O programa tem 65 escolas no Brasil, em 49 cidades e 13 estados, e duas unidades no México. Cerca de 25 mil pessoas já completaram a formação em cursos certificados pela Universidade Tecnológica Federal do Paraná. Nove em cada dez alunos do Formare conseguem uma vaga de trabalho com renda mensal acima de R$ 2 mil.
“Aqui o jovem consegue, além de se qualificar, ajudar seus pais com as despesas”, diz Claudio Anjos, presidente da Fundação Iochpe. Além da bolsa auxílio, a depender do curso os estudantes têm acesso a benefícios que as empresas parceiras oferecem, a exemplo de cesta básica, alimentação, uniforme, auxílio saúde e odontológico. “Estamos investindo fortemente na digitalização, para que mais jovens, onde quer que se encontrem, possam ter uma oportunidade de se qualificar.”

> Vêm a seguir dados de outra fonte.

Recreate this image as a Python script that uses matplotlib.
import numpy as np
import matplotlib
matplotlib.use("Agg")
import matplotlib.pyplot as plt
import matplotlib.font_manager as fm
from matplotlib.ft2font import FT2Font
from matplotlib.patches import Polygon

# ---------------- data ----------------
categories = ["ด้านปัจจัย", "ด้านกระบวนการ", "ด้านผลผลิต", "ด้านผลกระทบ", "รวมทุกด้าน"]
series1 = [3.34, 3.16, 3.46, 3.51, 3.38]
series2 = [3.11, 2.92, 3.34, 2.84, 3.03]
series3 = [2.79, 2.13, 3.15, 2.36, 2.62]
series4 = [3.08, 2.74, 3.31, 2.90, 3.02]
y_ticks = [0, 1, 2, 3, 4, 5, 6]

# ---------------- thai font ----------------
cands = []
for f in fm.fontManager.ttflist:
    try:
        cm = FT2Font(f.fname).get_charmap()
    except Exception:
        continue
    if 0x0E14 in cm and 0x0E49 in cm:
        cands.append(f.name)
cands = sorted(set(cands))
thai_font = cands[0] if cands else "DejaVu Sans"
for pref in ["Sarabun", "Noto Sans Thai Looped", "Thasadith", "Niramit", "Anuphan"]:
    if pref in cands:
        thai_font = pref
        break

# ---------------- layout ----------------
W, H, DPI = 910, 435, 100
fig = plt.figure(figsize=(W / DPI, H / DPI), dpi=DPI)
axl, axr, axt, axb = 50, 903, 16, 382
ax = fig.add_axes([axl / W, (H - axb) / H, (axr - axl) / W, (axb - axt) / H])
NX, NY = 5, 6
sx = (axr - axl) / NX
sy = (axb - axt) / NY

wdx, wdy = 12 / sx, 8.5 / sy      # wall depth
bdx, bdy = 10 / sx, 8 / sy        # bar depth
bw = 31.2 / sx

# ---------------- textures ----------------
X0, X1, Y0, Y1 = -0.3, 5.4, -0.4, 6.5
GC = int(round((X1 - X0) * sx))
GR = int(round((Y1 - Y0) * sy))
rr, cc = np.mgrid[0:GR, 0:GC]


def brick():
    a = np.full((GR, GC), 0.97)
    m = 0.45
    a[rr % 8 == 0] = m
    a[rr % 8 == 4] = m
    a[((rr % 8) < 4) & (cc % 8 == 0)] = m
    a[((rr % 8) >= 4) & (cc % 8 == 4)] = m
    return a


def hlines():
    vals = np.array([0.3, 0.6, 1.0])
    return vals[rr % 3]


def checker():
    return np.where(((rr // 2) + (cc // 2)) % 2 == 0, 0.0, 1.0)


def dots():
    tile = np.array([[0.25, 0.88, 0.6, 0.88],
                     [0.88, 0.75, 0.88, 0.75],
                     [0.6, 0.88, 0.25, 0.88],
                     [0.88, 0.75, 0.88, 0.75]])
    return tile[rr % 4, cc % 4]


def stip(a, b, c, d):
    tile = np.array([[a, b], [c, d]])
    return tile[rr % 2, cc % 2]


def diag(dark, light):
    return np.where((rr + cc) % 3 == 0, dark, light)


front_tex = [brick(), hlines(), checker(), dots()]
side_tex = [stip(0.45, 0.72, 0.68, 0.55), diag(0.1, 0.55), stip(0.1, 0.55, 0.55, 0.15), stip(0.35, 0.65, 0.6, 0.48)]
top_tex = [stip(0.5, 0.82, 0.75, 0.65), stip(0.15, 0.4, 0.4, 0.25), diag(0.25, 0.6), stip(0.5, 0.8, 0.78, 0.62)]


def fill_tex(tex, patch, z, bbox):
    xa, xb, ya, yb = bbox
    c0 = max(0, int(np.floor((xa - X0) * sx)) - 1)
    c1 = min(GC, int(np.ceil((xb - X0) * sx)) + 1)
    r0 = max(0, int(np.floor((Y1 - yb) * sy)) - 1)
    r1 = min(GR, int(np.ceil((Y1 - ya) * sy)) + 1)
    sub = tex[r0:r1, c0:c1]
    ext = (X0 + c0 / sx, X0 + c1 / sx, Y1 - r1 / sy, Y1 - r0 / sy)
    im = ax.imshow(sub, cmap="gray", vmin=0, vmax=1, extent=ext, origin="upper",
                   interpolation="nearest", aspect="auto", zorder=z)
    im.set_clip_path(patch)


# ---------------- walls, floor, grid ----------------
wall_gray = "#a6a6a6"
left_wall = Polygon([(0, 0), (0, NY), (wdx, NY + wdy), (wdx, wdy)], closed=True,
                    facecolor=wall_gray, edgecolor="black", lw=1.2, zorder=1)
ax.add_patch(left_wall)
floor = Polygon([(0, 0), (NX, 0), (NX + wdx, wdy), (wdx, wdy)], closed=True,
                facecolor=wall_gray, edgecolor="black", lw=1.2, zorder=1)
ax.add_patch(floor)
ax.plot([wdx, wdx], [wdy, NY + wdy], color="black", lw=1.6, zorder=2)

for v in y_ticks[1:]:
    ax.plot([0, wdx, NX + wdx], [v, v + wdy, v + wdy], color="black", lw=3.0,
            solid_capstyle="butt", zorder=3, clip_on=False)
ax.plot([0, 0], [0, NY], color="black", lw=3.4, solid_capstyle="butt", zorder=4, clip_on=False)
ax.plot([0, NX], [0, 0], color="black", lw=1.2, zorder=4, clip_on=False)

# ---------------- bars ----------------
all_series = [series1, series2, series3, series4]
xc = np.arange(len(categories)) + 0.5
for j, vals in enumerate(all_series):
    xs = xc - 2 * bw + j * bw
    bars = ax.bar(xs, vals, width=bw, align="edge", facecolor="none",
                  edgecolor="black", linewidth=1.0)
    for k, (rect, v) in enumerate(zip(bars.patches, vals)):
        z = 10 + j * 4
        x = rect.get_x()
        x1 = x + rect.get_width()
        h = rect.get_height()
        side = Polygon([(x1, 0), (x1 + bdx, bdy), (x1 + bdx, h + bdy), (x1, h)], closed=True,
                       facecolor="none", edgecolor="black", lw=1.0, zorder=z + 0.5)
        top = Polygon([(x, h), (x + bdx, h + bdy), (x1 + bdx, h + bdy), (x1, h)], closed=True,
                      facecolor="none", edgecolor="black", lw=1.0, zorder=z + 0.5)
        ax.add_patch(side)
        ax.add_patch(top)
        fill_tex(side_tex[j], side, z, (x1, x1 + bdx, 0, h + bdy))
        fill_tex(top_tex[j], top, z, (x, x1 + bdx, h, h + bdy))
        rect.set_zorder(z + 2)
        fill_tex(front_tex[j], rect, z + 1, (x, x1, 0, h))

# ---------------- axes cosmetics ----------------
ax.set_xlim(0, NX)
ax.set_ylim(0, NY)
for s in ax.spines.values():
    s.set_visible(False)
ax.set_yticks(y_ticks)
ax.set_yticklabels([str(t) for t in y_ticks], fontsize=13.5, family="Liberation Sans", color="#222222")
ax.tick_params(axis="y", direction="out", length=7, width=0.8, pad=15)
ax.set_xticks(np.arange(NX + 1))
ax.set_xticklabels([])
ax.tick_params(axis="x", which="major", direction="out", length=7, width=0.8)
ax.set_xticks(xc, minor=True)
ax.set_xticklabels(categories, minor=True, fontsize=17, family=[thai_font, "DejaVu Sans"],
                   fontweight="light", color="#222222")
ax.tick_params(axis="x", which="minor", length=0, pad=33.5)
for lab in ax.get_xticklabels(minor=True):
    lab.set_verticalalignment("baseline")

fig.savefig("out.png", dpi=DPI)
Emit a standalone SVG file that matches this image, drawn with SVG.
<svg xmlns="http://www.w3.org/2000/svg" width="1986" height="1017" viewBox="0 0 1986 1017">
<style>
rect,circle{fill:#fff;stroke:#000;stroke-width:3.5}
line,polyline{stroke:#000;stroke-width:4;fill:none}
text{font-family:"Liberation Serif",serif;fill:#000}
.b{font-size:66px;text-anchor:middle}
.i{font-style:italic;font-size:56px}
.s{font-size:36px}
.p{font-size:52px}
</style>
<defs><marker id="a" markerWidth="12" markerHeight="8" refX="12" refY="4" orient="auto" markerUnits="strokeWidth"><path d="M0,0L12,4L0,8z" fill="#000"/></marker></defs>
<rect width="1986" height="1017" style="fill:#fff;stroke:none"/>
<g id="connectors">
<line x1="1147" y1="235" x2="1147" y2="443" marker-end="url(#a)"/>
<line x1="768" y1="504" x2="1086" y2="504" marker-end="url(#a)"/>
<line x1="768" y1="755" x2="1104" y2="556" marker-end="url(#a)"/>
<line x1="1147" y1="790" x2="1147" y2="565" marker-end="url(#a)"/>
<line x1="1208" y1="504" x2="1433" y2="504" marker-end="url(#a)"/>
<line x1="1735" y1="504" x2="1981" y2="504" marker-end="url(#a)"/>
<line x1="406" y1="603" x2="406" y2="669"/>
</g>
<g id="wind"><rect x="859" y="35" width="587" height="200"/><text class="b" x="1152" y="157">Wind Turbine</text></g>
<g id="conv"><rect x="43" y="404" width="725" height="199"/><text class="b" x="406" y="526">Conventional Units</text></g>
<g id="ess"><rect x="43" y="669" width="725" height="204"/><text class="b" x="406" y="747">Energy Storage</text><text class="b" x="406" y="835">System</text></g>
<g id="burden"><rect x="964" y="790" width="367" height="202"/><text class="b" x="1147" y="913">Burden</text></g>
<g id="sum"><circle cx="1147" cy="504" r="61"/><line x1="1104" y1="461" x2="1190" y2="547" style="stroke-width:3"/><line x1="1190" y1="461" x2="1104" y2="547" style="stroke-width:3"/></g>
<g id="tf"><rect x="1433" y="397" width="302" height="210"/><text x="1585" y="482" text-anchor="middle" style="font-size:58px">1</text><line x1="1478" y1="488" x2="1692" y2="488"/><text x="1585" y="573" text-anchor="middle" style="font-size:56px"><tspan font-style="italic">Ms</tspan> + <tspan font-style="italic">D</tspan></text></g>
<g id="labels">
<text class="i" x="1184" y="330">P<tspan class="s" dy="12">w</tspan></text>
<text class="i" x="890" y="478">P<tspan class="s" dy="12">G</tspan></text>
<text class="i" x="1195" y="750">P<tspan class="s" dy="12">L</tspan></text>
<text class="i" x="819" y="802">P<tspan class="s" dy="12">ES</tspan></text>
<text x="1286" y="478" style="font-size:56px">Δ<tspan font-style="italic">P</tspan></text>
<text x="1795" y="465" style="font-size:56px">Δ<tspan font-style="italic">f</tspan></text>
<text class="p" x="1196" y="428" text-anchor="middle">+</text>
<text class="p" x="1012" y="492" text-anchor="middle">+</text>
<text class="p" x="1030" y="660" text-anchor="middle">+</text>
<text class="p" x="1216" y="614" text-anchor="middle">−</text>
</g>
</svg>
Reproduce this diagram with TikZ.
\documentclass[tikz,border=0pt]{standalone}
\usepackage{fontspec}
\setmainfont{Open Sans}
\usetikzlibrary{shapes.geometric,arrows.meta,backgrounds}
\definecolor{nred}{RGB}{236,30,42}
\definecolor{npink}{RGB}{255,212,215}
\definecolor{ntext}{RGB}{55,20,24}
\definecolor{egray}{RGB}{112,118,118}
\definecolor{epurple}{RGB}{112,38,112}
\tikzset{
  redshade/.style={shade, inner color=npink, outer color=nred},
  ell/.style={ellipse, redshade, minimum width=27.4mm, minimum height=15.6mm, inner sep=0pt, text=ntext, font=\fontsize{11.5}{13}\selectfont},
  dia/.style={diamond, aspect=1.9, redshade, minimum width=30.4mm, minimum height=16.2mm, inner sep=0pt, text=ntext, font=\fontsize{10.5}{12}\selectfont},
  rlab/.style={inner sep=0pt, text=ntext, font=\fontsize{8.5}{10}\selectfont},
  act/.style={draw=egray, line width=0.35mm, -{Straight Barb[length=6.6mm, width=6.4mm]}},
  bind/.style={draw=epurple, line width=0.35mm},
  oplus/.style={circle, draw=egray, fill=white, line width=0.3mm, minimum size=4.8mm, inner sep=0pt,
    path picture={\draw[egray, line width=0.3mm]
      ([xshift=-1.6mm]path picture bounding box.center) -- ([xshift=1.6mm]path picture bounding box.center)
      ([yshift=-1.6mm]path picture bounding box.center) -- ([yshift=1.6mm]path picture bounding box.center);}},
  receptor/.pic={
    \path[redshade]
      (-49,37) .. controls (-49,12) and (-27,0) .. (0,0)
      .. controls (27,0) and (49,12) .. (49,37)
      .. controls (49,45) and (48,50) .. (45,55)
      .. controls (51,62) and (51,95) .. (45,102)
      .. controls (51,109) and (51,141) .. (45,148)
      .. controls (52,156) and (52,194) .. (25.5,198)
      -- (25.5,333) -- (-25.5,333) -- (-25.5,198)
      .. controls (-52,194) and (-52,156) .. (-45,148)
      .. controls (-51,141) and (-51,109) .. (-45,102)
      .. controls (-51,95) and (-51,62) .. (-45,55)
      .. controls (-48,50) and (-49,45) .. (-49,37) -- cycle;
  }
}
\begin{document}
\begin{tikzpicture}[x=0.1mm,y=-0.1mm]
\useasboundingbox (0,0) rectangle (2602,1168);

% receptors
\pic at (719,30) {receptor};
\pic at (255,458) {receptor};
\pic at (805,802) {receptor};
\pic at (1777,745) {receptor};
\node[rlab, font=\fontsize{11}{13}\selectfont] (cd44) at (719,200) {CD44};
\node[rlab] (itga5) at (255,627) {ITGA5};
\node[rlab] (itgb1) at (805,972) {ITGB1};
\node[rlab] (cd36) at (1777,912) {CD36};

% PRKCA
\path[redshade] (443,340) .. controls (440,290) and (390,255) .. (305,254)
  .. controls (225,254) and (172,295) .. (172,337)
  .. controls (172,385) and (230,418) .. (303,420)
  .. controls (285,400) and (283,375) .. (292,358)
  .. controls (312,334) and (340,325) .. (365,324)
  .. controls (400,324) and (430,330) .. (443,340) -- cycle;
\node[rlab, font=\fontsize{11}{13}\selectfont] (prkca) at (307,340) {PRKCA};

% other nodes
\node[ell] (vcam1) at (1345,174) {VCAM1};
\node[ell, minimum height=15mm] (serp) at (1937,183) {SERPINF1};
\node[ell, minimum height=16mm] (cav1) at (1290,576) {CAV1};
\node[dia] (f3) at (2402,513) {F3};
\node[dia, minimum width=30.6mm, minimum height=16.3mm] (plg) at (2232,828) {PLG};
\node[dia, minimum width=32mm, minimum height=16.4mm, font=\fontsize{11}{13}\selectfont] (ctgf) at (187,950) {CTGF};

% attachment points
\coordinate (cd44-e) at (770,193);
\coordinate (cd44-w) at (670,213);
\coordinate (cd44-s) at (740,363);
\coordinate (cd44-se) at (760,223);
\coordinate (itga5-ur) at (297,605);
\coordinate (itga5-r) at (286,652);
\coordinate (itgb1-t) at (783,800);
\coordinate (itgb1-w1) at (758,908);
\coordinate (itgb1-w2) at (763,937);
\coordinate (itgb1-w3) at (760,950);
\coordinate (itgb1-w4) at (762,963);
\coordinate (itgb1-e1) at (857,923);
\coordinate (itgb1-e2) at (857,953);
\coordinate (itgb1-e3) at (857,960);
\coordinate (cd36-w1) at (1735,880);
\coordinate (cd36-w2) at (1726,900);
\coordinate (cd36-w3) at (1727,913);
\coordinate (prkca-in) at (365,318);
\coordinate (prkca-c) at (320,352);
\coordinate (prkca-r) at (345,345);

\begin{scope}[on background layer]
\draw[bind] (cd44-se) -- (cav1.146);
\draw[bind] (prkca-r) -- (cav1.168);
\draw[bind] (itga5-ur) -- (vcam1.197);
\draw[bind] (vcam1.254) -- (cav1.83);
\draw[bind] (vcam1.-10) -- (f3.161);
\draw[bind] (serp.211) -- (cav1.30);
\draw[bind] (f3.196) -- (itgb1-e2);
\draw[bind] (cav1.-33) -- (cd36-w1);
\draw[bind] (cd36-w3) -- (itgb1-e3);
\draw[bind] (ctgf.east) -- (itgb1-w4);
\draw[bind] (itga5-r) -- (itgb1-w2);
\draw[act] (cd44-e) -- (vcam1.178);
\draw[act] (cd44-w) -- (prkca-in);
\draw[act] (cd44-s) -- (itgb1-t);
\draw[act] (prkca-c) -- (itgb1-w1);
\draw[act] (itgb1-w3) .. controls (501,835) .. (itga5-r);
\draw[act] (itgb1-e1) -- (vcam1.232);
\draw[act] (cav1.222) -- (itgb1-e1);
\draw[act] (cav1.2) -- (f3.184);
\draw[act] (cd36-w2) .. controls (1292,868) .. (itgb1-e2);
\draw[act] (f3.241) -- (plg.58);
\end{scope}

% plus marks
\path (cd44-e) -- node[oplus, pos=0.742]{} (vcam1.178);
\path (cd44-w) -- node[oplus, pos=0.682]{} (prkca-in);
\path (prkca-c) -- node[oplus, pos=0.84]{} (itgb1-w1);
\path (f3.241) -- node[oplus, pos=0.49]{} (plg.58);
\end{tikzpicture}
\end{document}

Com duração mínima de 800 horas/aula, os cursos são desenvolvidos pela equipe pedagógica da Fundação Iochpe de acordo com as características de cada empresa e a realidade do mercado de trabalho local. “A ideia é que, se o aluno não puder ser admitido pela própria empresa parceira no final do curso, ele tenha mais facilidade em conquistar uma vaga, já que terá conhecimentos que a região demanda”, afirma Anjos.
Ex-aluna do Formare, a estudante Letícia Nascimento tem 25 anos e mora em Guarulhos, na região metropolitana de São Paulo. Hoje ela trabalha como assistente de especificações em um time de engenharia. “O aprendizado nos dá uma coisa que todo jovem precisa: oportunidade. É uma palavra simples, mas tão difícil de ser colocada em prática. Aprendi sobre diversos assuntos da indústria, do mundo corporativo e do mercado de trabalho”, diz. “O que mais gostei de aprender foram os assuntos ligados à indústria e sobre liderança também.”
Para quem quer empreender — Na cidade de São Paulo, a Prefeitura pretende abrir 3 mil vagas no Programa Qualifica Mais Progredir, para jovens que têm entre 18 e 29 anos, ensino fundamental completo e inscrição no CadÚnico, plataforma dos serviços assistenciais do Governo Federal. O objetivo é que eles aprendam a desenvolver um plano de negócios para se tornar um empreendedor.
As aulas serão oferecidas em escolas públicas municipais espalhadas nas periferias, no período noturno. Os alunos terão uma bolsa de R$15 por dia e vão aprender desenho de negócios, análise de mercado, estratégias de vendas, negócios digitais e planejamento financeiro em 160 horas de aula.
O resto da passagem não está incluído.